An ironic thing is, when I first began telling people I wanted to write they would always just look at me like I had three heads and then say, “Oh, like a journalist?”. I heard that line so many times that I was ready to clonk all of their heads together and scream. I wanted to tell them no, not like a journalist at all, other individuals write as well I hope you know. I want to be an author. It just became so frustrating that it all began to feel like no one believed I could actually do it. Which of course led to self-doubt, which I still battle with today. That miserable year was the year I visited Rabbit Island and there not one person questioned that path I had chosen as my desire. I always say that it was Rabbit island that kept me writing because it is true. I had a whole group of strangers that had never read anything I had written but believed in me because, why not?
Yet, when I fell in love with Carleton University I found that they have a journalism program, and I could see myself attending their journalism program. So, for the past year I have been toying with the idea in my head of going into journalism, I could still write but I would also have a stable career. But because it is such a prestigious program to get into it is hard for me to decipher if I really want to go into this program but am having second thoughts because I am scared I will not get in or if I really don't want to down that career path. I only wish that I would be able to take Co-Op about five different times to try out different careers and see which is for me, before I invest tens of thousands of dollars into it.
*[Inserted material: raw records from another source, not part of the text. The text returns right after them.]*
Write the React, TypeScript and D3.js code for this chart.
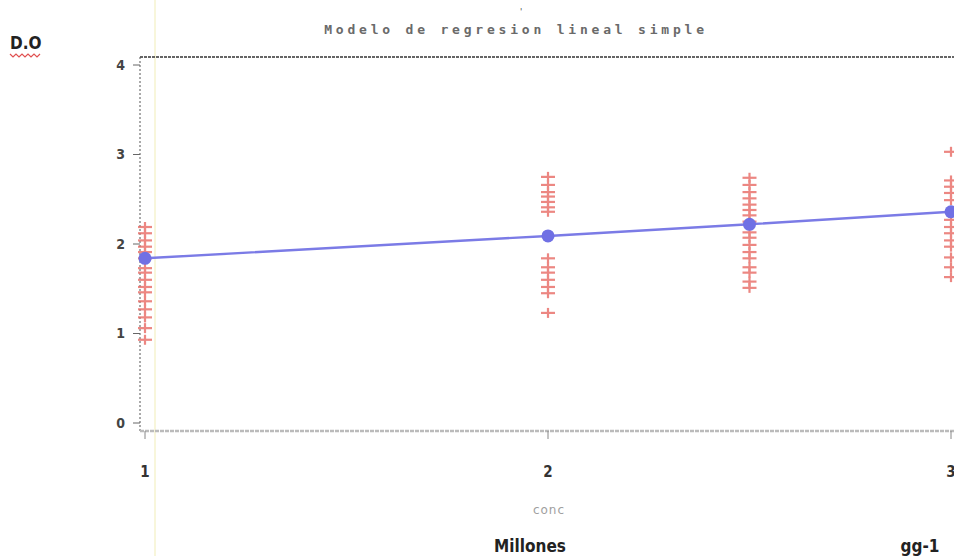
import React, { useEffect, useRef } from 'react'
import * as d3 from 'd3'

// concentraciones y lecturas de D.O.
const conc1 = [2.19, 2.12, 2.04, 1.97, 1.91, 1.84, 1.73, 1.68, 1.6, 1.52, 1.46, 1.36, 1.27, 1.18, 1.06, 0.93]
const conc2 = [2.75, 2.66, 2.58, 2.53, 2.47, 2.41, 2.36, 1.84, 1.74, 1.68, 1.6, 1.52, 1.45, 1.23]
const conc25 = [2.74, 2.66, 2.58, 2.51, 2.44, 2.38, 2.32, 2.25, 2.13, 2.07, 1.99, 1.91, 1.84, 1.74, 1.68, 1.58, 1.51]
const conc3 = [3.03, 2.71, 2.64, 2.57, 2.49, 2.27, 2.19, 2.12, 2.04, 1.97, 1.85, 1.74, 1.63]
const concLevels = [1, 2, 2.5, 3]
const fitted = [1.84, 2.09, 2.22, 2.36]
const xTicks = [1, 2, 3]
const yTicks = [0, 1, 2, 3, 4]

const W = 954
const H = 556

export default function App() {
  const ref = useRef<SVGSVGElement>(null)

  useEffect(() => {
    const svg = d3.select(ref.current)
    svg.selectAll('*').remove()

    const x = d3.scaleLinear().domain([1, 3]).range([145, 951])
    const y = d3.scaleLinear().domain([0, 4]).range([423, 65])
    const left = 140
    const top = 57
    const bottom = 431
    const font = '"DejaVu Sans Condensed", "Liberation Sans", sans-serif'

    // linea amarilla del escaneo
    svg.append('line')
      .attr('x1', 155).attr('x2', 155).attr('y1', 0).attr('y2', H)
      .attr('stroke', '#f6f3cf').attr('stroke-width', 1.5)

    // titulo
    svg.append('text')
      .attr('x', 516).attr('y', 34)
      .attr('text-anchor', 'middle')
      .attr('font-family', '"DejaVu Sans Mono", monospace')
      .attr('font-size', 13)
      .attr('font-weight', 'bold')
      .attr('letter-spacing', 3.8)
      .attr('fill', '#6a6a6a')
      .text('Modelo de regresion lineal simple')
    svg.append('text')
      .attr('x', 520).attr('y', 15)
      .attr('font-size', 9).attr('fill', '#444')
      .attr('font-family', font)
      .text("'")

    // D.O
    svg.append('text')
      .attr('x', 10).attr('y', 49)
      .attr('font-family', font)
      .attr('font-weight', 'bold')
      .attr('font-size', 17)
      .attr('fill', '#222')
      .text('D.O')
    svg.append('path')
      .attr('d', d3.range(0, 11).map(i => `${i === 0 ? 'M' : 'L'}${10 + i * 3},${i % 2 ? 57 : 54}`).join(''))
      .attr('fill', 'none').attr('stroke', '#e05050').attr('stroke-width', 1.2)

    // marco
    svg.append('line')
      .attr('x1', left).attr('x2', W).attr('y1', top).attr('y2', top)
      .attr('stroke', '#333').attr('stroke-width', 1.5).attr('stroke-dasharray', '3,1')
    svg.append('line')
      .attr('x1', left).attr('x2', left).attr('y1', top).attr('y2', bottom)
      .attr('stroke', '#555').attr('stroke-width', 1).attr('stroke-dasharray', '2,2')
    svg.append('line')
      .attr('x1', left).attr('x2', W).attr('y1', bottom).attr('y2', bottom)
      .attr('stroke', '#bbb').attr('stroke-width', 2.5).attr('stroke-dasharray', '4,1')

    // eje y
    const yg = svg.append('g')
    yg.selectAll('line').data(yTicks).enter().append('line')
      .attr('x1', left - 7).attr('x2', left).attr('y1', d => y(d)).attr('y2', d => y(d))
      .attr('stroke', '#666').attr('stroke-width', 1)
    yg.selectAll('text').data(yTicks).enter().append('text')
      .attr('x', 125).attr('y', d => y(d)).attr('dy', '0.35em')
      .attr('text-anchor', 'end')
      .attr('font-family', font).attr('font-weight', 'bold').attr('font-size', 14)
      .attr('fill', '#444')
      .text(d => d)

    // eje x
    const xg = svg.append('g')
    xg.selectAll('line').data(xTicks).enter().append('line')
      .attr('x1', d => x(d)).attr('x2', d => x(d)).attr('y1', bottom).attr('y2', bottom + 8)
      .attr('stroke', '#888').attr('stroke-width', 1)
    xg.selectAll('text').data(xTicks).enter().append('text')
      .attr('x', d => x(d)).attr('y', 477)
      .attr('text-anchor', 'middle')
      .attr('font-family', font).attr('font-weight', 'bold').attr('font-size', 15)
      .attr('fill', '#333')
      .text(d => d)

    svg.append('text')
      .attr('x', 549).attr('y', 514)
      .attr('text-anchor', 'middle')
      .attr('font-family', '"DejaVu Sans", sans-serif').attr('font-size', 12)
      .attr('letter-spacing', 1)
      .attr('fill', '#a0a0a0')
      .text('conc')

    svg.append('text')
      .attr('x', 530).attr('y', 552)
      .attr('text-anchor', 'middle')
      .attr('font-family', font).attr('font-weight', 'bold').attr('font-size', 17)
      .attr('fill', '#222')
      .text('Millones')
    svg.append('text')
      .attr('x', 920).attr('y', 552)
      .attr('text-anchor', 'middle')
      .attr('font-family', font).attr('font-weight', 'bold').attr('font-size', 17)
      .attr('fill', '#222')
      .text('gg-1')

    // puntos observados
    const groups = [conc1, conc2, conc25, conc3]
    const obs = groups.flatMap((vals, i) => vals.map(v => ({ c: concLevels[i], v })))
    const plus = svg.append('g').attr('stroke', '#e86a64').attr('stroke-width', 2.2).attr('opacity', 0.8)
    obs.forEach(d => {
      const cx = x(d.c), cy = y(d.v)
      plus.append('line').attr('x1', cx - 7).attr('x2', cx + 7).attr('y1', cy).attr('y2', cy)
      plus.append('line').attr('x1', cx).attr('x2', cx).attr('y1', cy - 5).attr('y2', cy + 5)
    })

    // recta ajustada
    const fit = concLevels.map((c, i) => ({ c, v: fitted[i] }))
    svg.append('path')
      .datum(fit)
      .attr('fill', 'none')
      .attr('stroke', '#7b7be6')
      .attr('stroke-width', 2.4)
      .attr('d', d3.line<{ c: number, v: number }>().x(d => x(d.c)).y(d => y(d.v)))
    svg.selectAll('circle.fit').data(fit).enter().append('circle')
      .attr('class', 'fit')
      .attr('cx', d => x(d.c)).attr('cy', d => y(d.v))
      .attr('r', 6.5)
      .attr('fill', '#7070e4')
  }, [])

  return (
    <svg ref={ref} width={W} height={H}
      style={{ position: 'absolute', left: 0, top: 0, background: '#fff' }} />
  )
}
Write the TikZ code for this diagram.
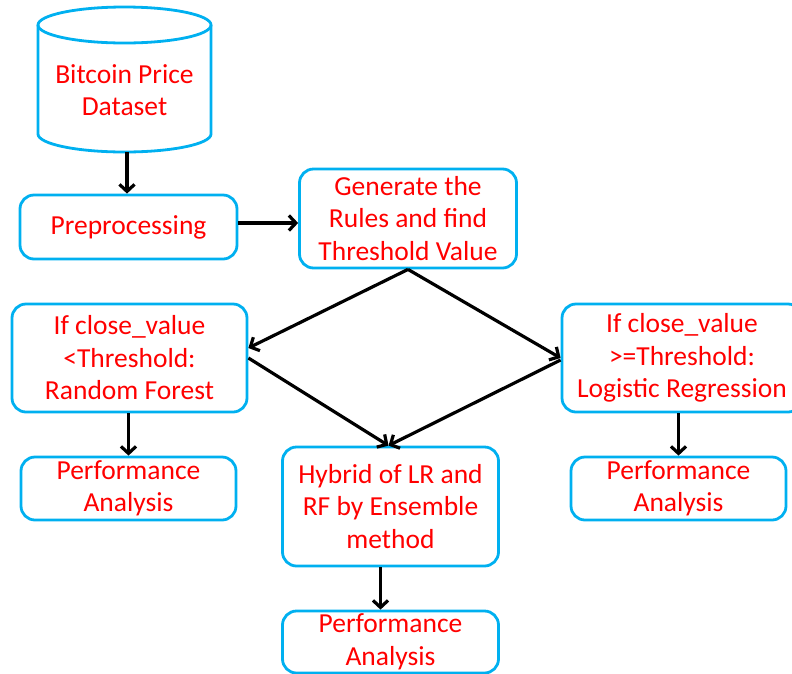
\documentclass[tikz,border=0pt]{standalone}
\usepackage{fontspec}
\setmainfont{Carlito}
\usetikzlibrary{arrows.meta}
\definecolor{bordercyan}{HTML}{00B0F0}
\definecolor{txtred}{HTML}{FF0000}
\begin{document}
\begin{tikzpicture}[x=1pt,y={(0pt,-1pt)},
  box/.style={draw=bordercyan, line width=2.8pt, rounded corners=14pt, fill=white,
    text=txtred, align=center, font=\fontsize{27.5}{32.5}\selectfont, inner sep=0pt},
  cyl/.style={draw=bordercyan, line width=2.8pt},
  lbl/.style={text=txtred, align=center, font=\fontsize{27.5}{32.5}\selectfont, inner sep=0pt},
  arr/.style={draw=black, line width=3.2pt, -{Straight Barb[length=7pt,width=15pt]}}
]
\useasboundingbox (0,0) rectangle (792,673);
% cylinder
\draw[cyl] (38,25) -- (38,134) arc[start angle=180,end angle=0,x radius=86.5,y radius=18] -- (211,25);
\draw[cyl] (124.5,25) ellipse [x radius=86.5, y radius=18];
\node[lbl] (ds) at (124.5,90) {Bitcoin Price\\Dataset};
\coordinate (dsb) at (127,152);
% boxes
\node[box, minimum width=217pt, minimum height=64pt] (prep) at (128.5,227) {Preprocessing};
\node[box, minimum width=217pt, minimum height=99pt] (gen) at (408,218.5) {Generate the\\Rules and find\\Threshold Value};
\node[box, minimum width=235pt, minimum height=108pt] (left) at (129.5,358) {If close\_value\\<Threshold:\\Random Forest};
\node[box, minimum width=240pt, minimum height=108pt] (right) at (682,358) {If close\_value\\>=Threshold:\\Logistic Regression};
\node[box, minimum width=215pt, minimum height=63pt] (perfL) at (128.5,488.5) {Performance\\Analysis};
\node[box, minimum width=215pt, minimum height=63pt] (perfR) at (678.5,488.5) {Performance\\Analysis};
\node[box, minimum width=216pt, minimum height=119pt] (hyb) at (390.5,506.5) {Hybrid of LR and\\RF by Ensemble\\method};
\node[box, minimum width=216pt, minimum height=62pt] (perfB) at (390.5,642) {Performance\\Analysis};
% connectors
\draw[arr] (dsb) -- (dsb |- prep.north);
\draw[arr] ([yshift=4pt]prep.east) -- ([yshift=4pt]prep.east -| gen.west);
\draw[arr] (gen.south) -- ([yshift=10pt]left.east);
\draw[arr] (gen.south) -- (right.west);
\draw[arr] (left.east) -- ([xshift=-2pt]hyb.north);
\draw[arr] ([yshift=-2pt]right.west) -- ([xshift=-2pt]hyb.north);
\draw[arr] (perfL.north |- left.south) -- (perfL.north);
\draw[arr] (perfR.north |- right.south) -- (perfR.north);
\draw[arr] ([xshift=-10pt]hyb.south) -- ([xshift=-10pt]perfB.north);
\end{tikzpicture}
\end{document}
I think the problem is that I can see myself doing numerous of different things and that is why it has become difficult to me to decide what I want to pursue after my post-secondary education. I could see myself becoming a teacher or a scientist, a librarian or a journalist, numerous different careers that aren't all similar. In a dream world where the money tree in my back yard was limitless and I could do whatever I wanted I would attend Carleton and receive a Bachelor of Journalism Degree before receiving a Master's degree in English Literature and History. Then of course I would travel though Great Britain and France for a year, with a few weekend trips to other countries in Europe before settling down somewhere. From there I would open up my own Second Hand Book Shop where I could play librarian all day and read and write. Then, later on in life, I might teach some university courses a few days a week with multiple books published under my name. I would own tiny little cottages throughout Europe that I would visit during the summer for a few weeks with my ever present cat.
If I could have anything in the world...this is what I would want.